Causal DAG Summarization (Full Version)
Anna Zeng, Michael Cafarella, Batya Kenig, Markos Markakis, Brit Youngmann, Babak Salimi
TL;DR
The paper tackles the challenge of performing reliable causal inference on high-dimensional data by introducing a causal DAG summarization framework. It formalizes the problem of producing a concise summary DAG via node contractions, proving the task is NP-hard, and then offers CaGreS, a scalable greedy algorithm that minimizes information loss by counting added edges in a canonical causal DAG. It also develops s-separation to conservatively identify CI statements that hold across all compatible DAGs and proves do-calculus remains sound and complete on summary DAGs, enabling direct causal inference on summaries.
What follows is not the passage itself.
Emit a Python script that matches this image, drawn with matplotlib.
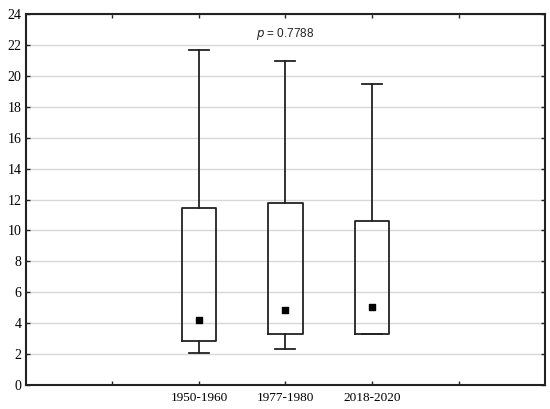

Empirical results on six real datasets show CaGreS outperforms baselines in preserving causal information, improving robustness to misspecification, and delivering inference-ready, interpretable summaries with practical runtime performance. Collectively, the work advances interpretable causal modeling by delivering a principled, robust, and scalable method for summarizing complex causal structures without sacrificing inferential validity.
Abstract
Causal inference aids researchers in discovering cause-and-effect relationships, leading to scientific insights. Accurate causal estimation requires identifying confounding variables to avoid false discoveries. Pearl's causal model uses causal DAGs to identify confounding variables, but incorrect DAGs can lead to unreliable causal conclusions. However, for high dimensional data, the causal DAGs are often complex beyond human verifiability. Graph summarization is a logical next step, but current methods for general-purpose graph summarization are inadequate for causal DAG summarization. This paper addresses these challenges by proposing a causal graph summarization objective that balances graph simplification for better understanding while retaining essential causal information for reliable inference. We develop an efficient greedy algorithm and show that summary causal DAGs can be directly used for inference and are more robust to misspecification of assumptions, enhancing robustness for causal inference. Experimenting with six real-life datasets, we compared our algorithm to three existing solutions, showing its effectiveness in handling high-dimensional data and its ability to generate summary DAGs that ensure both reliable causal inference and robustness against misspecifications.